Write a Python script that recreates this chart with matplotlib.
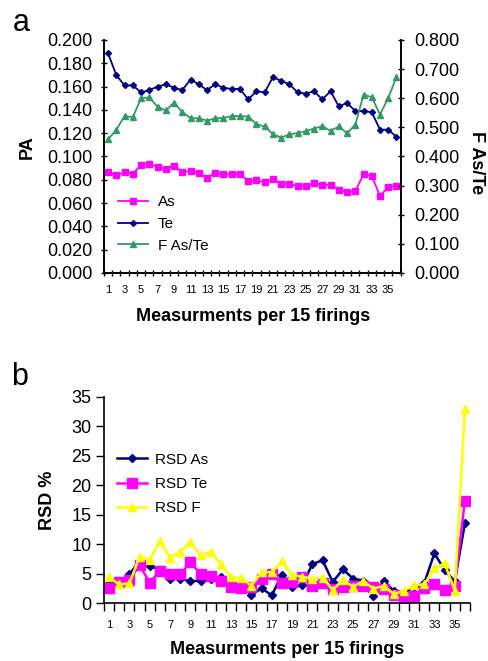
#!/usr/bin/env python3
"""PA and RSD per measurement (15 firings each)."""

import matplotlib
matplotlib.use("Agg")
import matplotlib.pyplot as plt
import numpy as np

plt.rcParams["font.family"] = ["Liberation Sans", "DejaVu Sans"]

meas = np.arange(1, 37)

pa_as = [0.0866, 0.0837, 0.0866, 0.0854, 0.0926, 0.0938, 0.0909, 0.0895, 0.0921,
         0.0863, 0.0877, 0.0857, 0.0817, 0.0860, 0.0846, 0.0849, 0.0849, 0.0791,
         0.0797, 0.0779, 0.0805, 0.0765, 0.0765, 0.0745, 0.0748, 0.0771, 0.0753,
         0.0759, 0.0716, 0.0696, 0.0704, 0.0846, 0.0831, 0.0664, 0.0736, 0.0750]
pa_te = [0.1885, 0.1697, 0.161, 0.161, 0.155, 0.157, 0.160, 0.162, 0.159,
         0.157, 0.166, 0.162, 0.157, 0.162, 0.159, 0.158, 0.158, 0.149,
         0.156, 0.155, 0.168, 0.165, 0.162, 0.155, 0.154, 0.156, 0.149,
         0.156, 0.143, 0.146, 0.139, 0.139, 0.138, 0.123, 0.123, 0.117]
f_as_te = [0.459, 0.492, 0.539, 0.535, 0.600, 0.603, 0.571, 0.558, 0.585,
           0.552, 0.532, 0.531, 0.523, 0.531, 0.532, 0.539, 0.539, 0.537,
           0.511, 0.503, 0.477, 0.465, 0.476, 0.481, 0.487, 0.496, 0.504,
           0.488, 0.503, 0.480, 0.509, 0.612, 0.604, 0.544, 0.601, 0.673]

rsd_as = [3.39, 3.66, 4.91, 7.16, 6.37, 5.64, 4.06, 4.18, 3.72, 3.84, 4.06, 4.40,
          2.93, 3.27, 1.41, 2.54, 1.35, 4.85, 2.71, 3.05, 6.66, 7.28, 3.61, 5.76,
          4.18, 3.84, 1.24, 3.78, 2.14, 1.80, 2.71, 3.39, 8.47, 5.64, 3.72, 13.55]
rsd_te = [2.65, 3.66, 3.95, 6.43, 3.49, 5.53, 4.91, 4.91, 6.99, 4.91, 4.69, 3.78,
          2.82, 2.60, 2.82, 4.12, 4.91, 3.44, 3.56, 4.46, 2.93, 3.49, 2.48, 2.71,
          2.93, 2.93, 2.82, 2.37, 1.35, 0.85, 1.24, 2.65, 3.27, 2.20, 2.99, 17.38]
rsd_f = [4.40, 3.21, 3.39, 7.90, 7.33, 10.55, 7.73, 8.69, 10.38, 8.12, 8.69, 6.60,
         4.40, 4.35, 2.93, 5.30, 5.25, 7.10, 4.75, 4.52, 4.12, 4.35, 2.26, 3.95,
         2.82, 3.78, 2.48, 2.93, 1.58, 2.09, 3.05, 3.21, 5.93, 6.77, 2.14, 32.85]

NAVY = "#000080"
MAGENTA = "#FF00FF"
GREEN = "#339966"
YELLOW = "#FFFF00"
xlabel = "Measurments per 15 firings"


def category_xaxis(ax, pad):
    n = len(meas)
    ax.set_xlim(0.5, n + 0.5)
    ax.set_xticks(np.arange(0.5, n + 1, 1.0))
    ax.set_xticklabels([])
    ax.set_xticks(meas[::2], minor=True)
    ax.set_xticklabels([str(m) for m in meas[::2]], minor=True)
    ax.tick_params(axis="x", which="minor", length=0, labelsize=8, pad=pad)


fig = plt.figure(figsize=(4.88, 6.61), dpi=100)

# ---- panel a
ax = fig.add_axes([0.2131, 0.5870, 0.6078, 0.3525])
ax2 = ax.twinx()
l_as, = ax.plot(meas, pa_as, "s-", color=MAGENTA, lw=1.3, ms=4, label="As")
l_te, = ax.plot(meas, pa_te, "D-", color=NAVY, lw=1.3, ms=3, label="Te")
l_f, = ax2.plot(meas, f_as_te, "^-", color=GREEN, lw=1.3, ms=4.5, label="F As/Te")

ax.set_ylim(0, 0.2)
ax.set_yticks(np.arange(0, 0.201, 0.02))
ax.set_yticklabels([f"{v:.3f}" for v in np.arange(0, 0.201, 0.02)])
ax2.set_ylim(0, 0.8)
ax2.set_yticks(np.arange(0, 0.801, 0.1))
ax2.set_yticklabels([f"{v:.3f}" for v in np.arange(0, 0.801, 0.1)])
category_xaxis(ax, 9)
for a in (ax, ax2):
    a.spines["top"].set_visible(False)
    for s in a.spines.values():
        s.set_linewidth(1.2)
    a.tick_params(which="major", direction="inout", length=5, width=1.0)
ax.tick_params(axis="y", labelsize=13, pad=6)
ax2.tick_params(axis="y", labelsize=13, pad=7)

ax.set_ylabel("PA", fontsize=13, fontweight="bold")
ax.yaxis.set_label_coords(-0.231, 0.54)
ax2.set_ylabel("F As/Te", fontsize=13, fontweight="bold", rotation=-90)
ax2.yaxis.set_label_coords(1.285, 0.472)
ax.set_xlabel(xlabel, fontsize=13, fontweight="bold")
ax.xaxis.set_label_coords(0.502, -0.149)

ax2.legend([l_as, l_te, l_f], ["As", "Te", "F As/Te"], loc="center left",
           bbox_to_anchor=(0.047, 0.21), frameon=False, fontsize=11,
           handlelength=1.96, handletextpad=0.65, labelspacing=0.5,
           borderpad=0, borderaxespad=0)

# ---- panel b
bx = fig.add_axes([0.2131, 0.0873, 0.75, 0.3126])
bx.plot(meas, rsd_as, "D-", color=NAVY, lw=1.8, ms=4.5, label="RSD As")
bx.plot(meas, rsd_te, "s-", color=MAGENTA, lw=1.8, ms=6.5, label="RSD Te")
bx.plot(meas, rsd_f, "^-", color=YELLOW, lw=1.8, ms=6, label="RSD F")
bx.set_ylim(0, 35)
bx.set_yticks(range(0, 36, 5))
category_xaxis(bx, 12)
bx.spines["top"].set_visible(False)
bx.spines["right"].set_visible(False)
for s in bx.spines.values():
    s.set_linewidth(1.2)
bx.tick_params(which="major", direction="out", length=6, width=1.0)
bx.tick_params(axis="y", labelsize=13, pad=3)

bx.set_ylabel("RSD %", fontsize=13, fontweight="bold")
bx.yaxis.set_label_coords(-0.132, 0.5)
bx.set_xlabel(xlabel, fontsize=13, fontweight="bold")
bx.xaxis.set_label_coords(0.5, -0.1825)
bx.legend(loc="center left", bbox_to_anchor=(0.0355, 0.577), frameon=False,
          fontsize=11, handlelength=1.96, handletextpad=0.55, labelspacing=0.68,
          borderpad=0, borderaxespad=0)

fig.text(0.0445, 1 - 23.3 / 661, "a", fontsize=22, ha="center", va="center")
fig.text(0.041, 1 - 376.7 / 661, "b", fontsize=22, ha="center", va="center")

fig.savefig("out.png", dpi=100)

#### [YOUR TASK]
Return the material exactly as given, apart from the pictures.

#### [REPLY TO THE TASK]
Write a Python script that recreates this chart with matplotlib.
#!/usr/bin/env python3
"""PA and RSD per measurement (15 firings each)."""

import matplotlib
matplotlib.use("Agg")
import matplotlib.pyplot as plt
import numpy as np

plt.rcParams["font.family"] = ["Liberation Sans", "DejaVu Sans"]

meas = np.arange(1, 37)

pa_as = [0.0866, 0.0837, 0.0866, 0.0854, 0.0926, 0.0938, 0.0909, 0.0895, 0.0921,
         0.0863, 0.0877, 0.0857, 0.0817, 0.0860, 0.0846, 0.0849, 0.0849, 0.0791,
         0.0797, 0.0779, 0.0805, 0.0765, 0.0765, 0.0745, 0.0748, 0.0771, 0.0753,
         0.0759, 0.0716, 0.0696, 0.0704, 0.0846, 0.0831, 0.0664, 0.0736, 0.0750]
pa_te = [0.1885, 0.1697, 0.161, 0.161, 0.155, 0.157, 0.160, 0.162, 0.159,
         0.157, 0.166, 0.162, 0.157, 0.162, 0.159, 0.158, 0.158, 0.149,
         0.156, 0.155, 0.168, 0.165, 0.162, 0.155, 0.154, 0.156, 0.149,
         0.156, 0.143, 0.146, 0.139, 0.139, 0.138, 0.123, 0.123, 0.117]
f_as_te = [0.459, 0.492, 0.539, 0.535, 0.600, 0.603, 0.571, 0.558, 0.585,
           0.552, 0.532, 0.531, 0.523, 0.531, 0.532, 0.539, 0.539, 0.537,
           0.511, 0.503, 0.477, 0.465, 0.476, 0.481, 0.487, 0.496, 0.504,
           0.488, 0.503, 0.480, 0.509, 0.612, 0.604, 0.544, 0.601, 0.673]

rsd_as = [3.39, 3.66, 4.91, 7.16, 6.37, 5.64, 4.06, 4.18, 3.72, 3.84, 4.06, 4.40,
          2.93, 3.27, 1.41, 2.54, 1.35, 4.85, 2.71, 3.05, 6.66, 7.28, 3.61, 5.76,
          4.18, 3.84, 1.24, 3.78, 2.14, 1.80, 2.71, 3.39, 8.47, 5.64, 3.72, 13.55]
rsd_te = [2.65, 3.66, 3.95, 6.43, 3.49, 5.53, 4.91, 4.91, 6.99, 4.91, 4.69, 3.78,
          2.82, 2.60, 2.82, 4.12, 4.91, 3.44, 3.56, 4.46, 2.93, 3.49, 2.48, 2.71,
          2.93, 2.93, 2.82, 2.37, 1.35, 0.85, 1.24, 2.65, 3.27, 2.20, 2.99, 17.38]
rsd_f = [4.40, 3.21, 3.39, 7.90, 7.33, 10.55, 7.73, 8.69, 10.38, 8.12, 8.69, 6.60,
         4.40, 4.35, 2.93, 5.30, 5.25, 7.10, 4.75, 4.52, 4.12, 4.35, 2.26, 3.95,
         2.82, 3.78, 2.48, 2.93, 1.58, 2.09, 3.05, 3.21, 5.93, 6.77, 2.14, 32.85]

NAVY = "#000080"
MAGENTA = "#FF00FF"
GREEN = "#339966"
YELLOW = "#FFFF00"
xlabel = "Measurments per 15 firings"


def category_xaxis(ax, pad):
    n = len(meas)
    ax.set_xlim(0.5, n + 0.5)
    ax.set_xticks(np.arange(0.5, n + 1, 1.0))
    ax.set_xticklabels([])
    ax.set_xticks(meas[::2], minor=True)
    ax.set_xticklabels([str(m) for m in meas[::2]], minor=True)
    ax.tick_params(axis="x", which="minor", length=0, labelsize=8, pad=pad)


fig = plt.figure(figsize=(4.88, 6.61), dpi=100)

# ---- panel a
ax = fig.add_axes([0.2131, 0.5870, 0.6078, 0.3525])
ax2 = ax.twinx()
l_as, = ax.plot(meas, pa_as, "s-", color=MAGENTA, lw=1.3, ms=4, label="As")
l_te, = ax.plot(meas, pa_te, "D-", color=NAVY, lw=1.3, ms=3, label="Te")
l_f, = ax2.plot(meas, f_as_te, "^-", color=GREEN, lw=1.3, ms=4.5, label="F As/Te")

ax.set_ylim(0, 0.2)
ax.set_yticks(np.arange(0, 0.201, 0.02))
ax.set_yticklabels([f"{v:.3f}" for v in np.arange(0, 0.201, 0.02)])
ax2.set_ylim(0, 0.8)
ax2.set_yticks(np.arange(0, 0.801, 0.1))
ax2.set_yticklabels([f"{v:.3f}" for v in np.arange(0, 0.801, 0.1)])
category_xaxis(ax, 9)
for a in (ax, ax2):
    a.spines["top"].set_visible(False)
    for s in a.spines.values():
        s.set_linewidth(1.2)
    a.tick_params(which="major", direction="inout", length=5, width=1.0)
ax.tick_params(axis="y", labelsize=13, pad=6)
ax2.tick_params(axis="y", labelsize=13, pad=7)

ax.set_ylabel("PA", fontsize=13, fontweight="bold")
ax.yaxis.set_label_coords(-0.231, 0.54)
ax2.set_ylabel("F As/Te", fontsize=13, fontweight="bold", rotation=-90)
ax2.yaxis.set_label_coords(1.285, 0.472)
ax.set_xlabel(xlabel, fontsize=13, fontweight="bold")
ax.xaxis.set_label_coords(0.502, -0.149)

ax2.legend([l_as, l_te, l_f], ["As", "Te", "F As/Te"], loc="center left",
           bbox_to_anchor=(0.047, 0.21), frameon=False, fontsize=11,
           handlelength=1.96, handletextpad=0.65, labelspacing=0.5,
           borderpad=0, borderaxespad=0)

# ---- panel b
bx = fig.add_axes([0.2131, 0.0873, 0.75, 0.3126])
bx.plot(meas, rsd_as, "D-", color=NAVY, lw=1.8, ms=4.5, label="RSD As")
bx.plot(meas, rsd_te, "s-", color=MAGENTA, lw=1.8, ms=6.5, label="RSD Te")
bx.plot(meas, rsd_f, "^-", color=YELLOW, lw=1.8, ms=6, label="RSD F")
bx.set_ylim(0, 35)
bx.set_yticks(range(0, 36, 5))
category_xaxis(bx, 12)
bx.spines["top"].set_visible(False)
bx.spines["right"].set_visible(False)
for s in bx.spines.values():
    s.set_linewidth(1.2)
bx.tick_params(which="major", direction="out", length=6, width=1.0)
bx.tick_params(axis="y", labelsize=13, pad=3)

bx.set_ylabel("RSD %", fontsize=13, fontweight="bold")
bx.yaxis.set_label_coords(-0.132, 0.5)
bx.set_xlabel(xlabel, fontsize=13, fontweight="bold")
bx.xaxis.set_label_coords(0.5, -0.1825)
bx.legend(loc="center left", bbox_to_anchor=(0.0355, 0.577), frameon=False,
          fontsize=11, handlelength=1.96, handletextpad=0.55, labelspacing=0.68,
          borderpad=0, borderaxespad=0)

fig.text(0.0445, 1 - 23.3 / 661, "a", fontsize=22, ha="center", va="center")
fig.text(0.041, 1 - 376.7 / 661, "b", fontsize=22, ha="center", va="center")

fig.savefig("out.png", dpi=100)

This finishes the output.